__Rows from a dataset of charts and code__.
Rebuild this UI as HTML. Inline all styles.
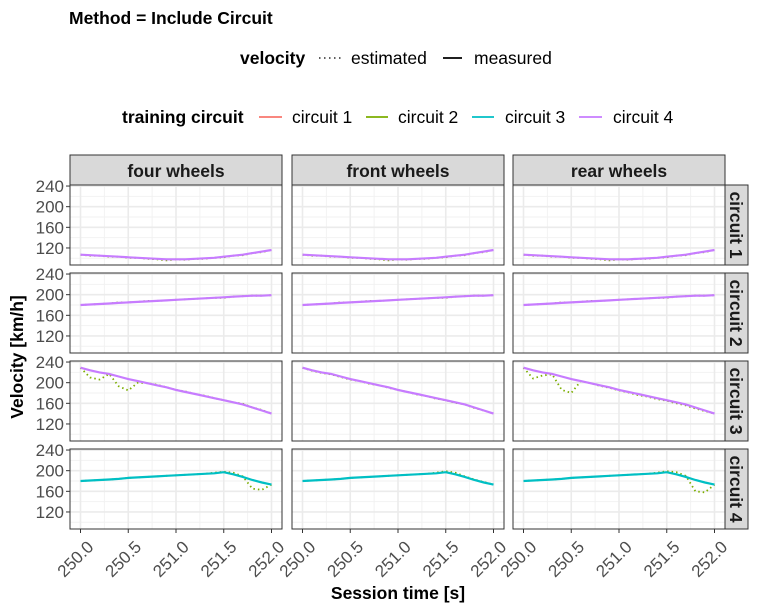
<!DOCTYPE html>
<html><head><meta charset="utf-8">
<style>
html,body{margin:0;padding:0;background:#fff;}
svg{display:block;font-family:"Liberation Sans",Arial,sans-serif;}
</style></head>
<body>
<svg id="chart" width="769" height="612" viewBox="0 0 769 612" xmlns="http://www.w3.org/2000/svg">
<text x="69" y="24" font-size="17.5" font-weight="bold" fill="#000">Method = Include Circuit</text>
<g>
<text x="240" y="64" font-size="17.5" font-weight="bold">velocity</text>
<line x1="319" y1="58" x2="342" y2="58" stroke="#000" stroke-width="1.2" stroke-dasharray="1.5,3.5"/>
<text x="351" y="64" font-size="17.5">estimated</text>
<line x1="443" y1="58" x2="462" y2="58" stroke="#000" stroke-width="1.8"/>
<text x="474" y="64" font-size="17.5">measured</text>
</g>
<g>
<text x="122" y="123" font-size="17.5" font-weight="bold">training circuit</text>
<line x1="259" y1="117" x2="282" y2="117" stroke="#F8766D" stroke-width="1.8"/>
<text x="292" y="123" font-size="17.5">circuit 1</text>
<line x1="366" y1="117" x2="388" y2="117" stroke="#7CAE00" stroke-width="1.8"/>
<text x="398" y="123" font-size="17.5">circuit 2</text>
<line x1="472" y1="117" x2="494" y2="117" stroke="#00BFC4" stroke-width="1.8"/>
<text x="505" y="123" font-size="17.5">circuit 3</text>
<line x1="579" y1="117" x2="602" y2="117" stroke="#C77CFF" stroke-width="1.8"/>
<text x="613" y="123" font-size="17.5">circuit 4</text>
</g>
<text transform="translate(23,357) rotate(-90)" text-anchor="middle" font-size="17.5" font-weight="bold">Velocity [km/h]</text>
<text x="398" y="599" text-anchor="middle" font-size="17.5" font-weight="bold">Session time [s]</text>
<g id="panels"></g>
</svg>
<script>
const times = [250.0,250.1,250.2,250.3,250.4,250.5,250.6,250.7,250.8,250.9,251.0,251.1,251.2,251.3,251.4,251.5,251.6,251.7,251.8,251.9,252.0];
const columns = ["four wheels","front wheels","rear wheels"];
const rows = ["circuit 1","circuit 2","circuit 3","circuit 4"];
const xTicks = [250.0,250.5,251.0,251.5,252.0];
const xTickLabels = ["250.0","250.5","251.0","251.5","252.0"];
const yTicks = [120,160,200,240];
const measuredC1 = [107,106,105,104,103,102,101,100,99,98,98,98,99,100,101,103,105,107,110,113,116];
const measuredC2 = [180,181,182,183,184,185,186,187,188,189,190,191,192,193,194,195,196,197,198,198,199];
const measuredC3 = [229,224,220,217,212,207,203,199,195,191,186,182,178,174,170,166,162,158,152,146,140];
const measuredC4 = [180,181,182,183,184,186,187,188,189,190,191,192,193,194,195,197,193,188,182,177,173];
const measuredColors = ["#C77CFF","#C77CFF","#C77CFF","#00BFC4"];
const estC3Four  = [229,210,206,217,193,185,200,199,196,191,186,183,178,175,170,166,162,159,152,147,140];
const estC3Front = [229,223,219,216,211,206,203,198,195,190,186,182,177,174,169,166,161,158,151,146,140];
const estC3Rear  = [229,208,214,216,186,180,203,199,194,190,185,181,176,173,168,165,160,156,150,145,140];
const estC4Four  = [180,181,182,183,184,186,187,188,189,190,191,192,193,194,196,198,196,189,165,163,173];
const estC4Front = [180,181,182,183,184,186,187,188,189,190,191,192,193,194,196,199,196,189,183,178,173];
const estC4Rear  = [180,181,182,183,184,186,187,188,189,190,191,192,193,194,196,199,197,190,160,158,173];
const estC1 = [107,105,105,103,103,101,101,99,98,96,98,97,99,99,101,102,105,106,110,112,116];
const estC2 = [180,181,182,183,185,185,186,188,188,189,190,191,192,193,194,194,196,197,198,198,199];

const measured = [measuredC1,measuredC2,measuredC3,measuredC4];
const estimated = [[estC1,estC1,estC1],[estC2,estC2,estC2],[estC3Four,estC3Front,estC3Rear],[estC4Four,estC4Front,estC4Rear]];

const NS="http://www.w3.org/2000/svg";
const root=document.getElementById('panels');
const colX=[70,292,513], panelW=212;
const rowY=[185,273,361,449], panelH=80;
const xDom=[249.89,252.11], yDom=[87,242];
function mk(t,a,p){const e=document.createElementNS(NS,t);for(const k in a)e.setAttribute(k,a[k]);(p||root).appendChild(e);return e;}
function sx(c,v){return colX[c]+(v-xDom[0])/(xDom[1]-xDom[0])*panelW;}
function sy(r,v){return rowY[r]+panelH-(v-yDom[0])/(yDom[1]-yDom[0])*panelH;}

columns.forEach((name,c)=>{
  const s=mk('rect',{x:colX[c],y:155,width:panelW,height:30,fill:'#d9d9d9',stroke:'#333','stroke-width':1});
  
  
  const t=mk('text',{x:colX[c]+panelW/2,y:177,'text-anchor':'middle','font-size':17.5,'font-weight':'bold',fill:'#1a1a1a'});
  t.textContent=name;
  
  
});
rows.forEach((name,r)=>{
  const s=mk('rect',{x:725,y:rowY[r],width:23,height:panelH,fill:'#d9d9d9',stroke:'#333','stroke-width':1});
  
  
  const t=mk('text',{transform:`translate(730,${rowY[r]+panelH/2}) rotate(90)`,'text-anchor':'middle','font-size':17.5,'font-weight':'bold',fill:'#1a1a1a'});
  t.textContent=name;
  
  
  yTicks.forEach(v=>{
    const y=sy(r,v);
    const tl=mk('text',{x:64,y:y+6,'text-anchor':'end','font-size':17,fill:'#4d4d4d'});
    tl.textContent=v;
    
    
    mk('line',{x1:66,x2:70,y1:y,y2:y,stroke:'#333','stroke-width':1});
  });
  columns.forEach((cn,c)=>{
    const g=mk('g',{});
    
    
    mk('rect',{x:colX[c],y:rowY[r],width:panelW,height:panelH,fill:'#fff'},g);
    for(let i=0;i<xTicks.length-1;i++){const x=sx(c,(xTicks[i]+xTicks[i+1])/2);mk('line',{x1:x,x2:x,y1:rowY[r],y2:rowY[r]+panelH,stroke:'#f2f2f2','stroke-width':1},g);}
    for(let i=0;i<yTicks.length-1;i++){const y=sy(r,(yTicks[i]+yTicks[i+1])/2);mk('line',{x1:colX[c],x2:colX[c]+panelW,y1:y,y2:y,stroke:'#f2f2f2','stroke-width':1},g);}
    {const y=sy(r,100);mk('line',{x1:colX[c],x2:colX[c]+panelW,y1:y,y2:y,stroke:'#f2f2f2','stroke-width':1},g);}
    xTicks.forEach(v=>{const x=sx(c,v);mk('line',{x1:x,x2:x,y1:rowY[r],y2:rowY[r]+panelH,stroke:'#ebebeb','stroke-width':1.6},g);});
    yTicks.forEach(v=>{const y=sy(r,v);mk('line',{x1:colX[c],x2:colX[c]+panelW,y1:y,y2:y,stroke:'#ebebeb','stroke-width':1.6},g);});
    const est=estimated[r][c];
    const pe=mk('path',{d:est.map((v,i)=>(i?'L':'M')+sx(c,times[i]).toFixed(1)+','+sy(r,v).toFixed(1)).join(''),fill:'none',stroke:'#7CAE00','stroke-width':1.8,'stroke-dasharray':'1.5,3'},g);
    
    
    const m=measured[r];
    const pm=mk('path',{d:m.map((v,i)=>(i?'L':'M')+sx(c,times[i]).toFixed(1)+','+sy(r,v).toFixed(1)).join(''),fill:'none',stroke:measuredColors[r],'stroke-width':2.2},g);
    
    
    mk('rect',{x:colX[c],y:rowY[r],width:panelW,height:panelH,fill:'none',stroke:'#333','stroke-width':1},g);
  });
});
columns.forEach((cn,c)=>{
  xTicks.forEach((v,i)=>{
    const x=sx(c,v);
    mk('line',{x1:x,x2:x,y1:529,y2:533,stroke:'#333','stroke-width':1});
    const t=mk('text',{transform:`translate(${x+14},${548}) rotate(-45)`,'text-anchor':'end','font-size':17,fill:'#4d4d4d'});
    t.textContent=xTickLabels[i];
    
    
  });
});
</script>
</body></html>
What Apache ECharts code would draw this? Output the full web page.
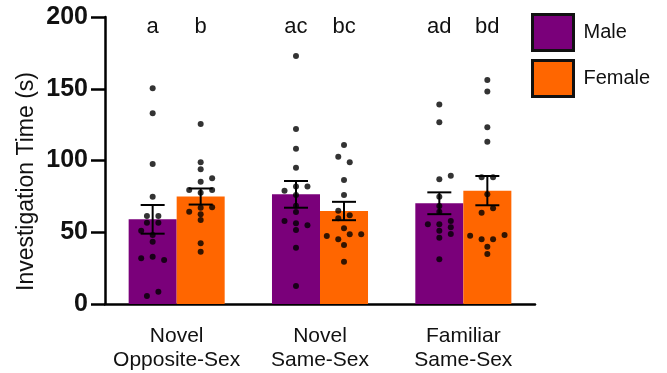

__What the task asks__. How many lines of these entries contain the string "this"? Reply with the number alone.

__Task result__. 2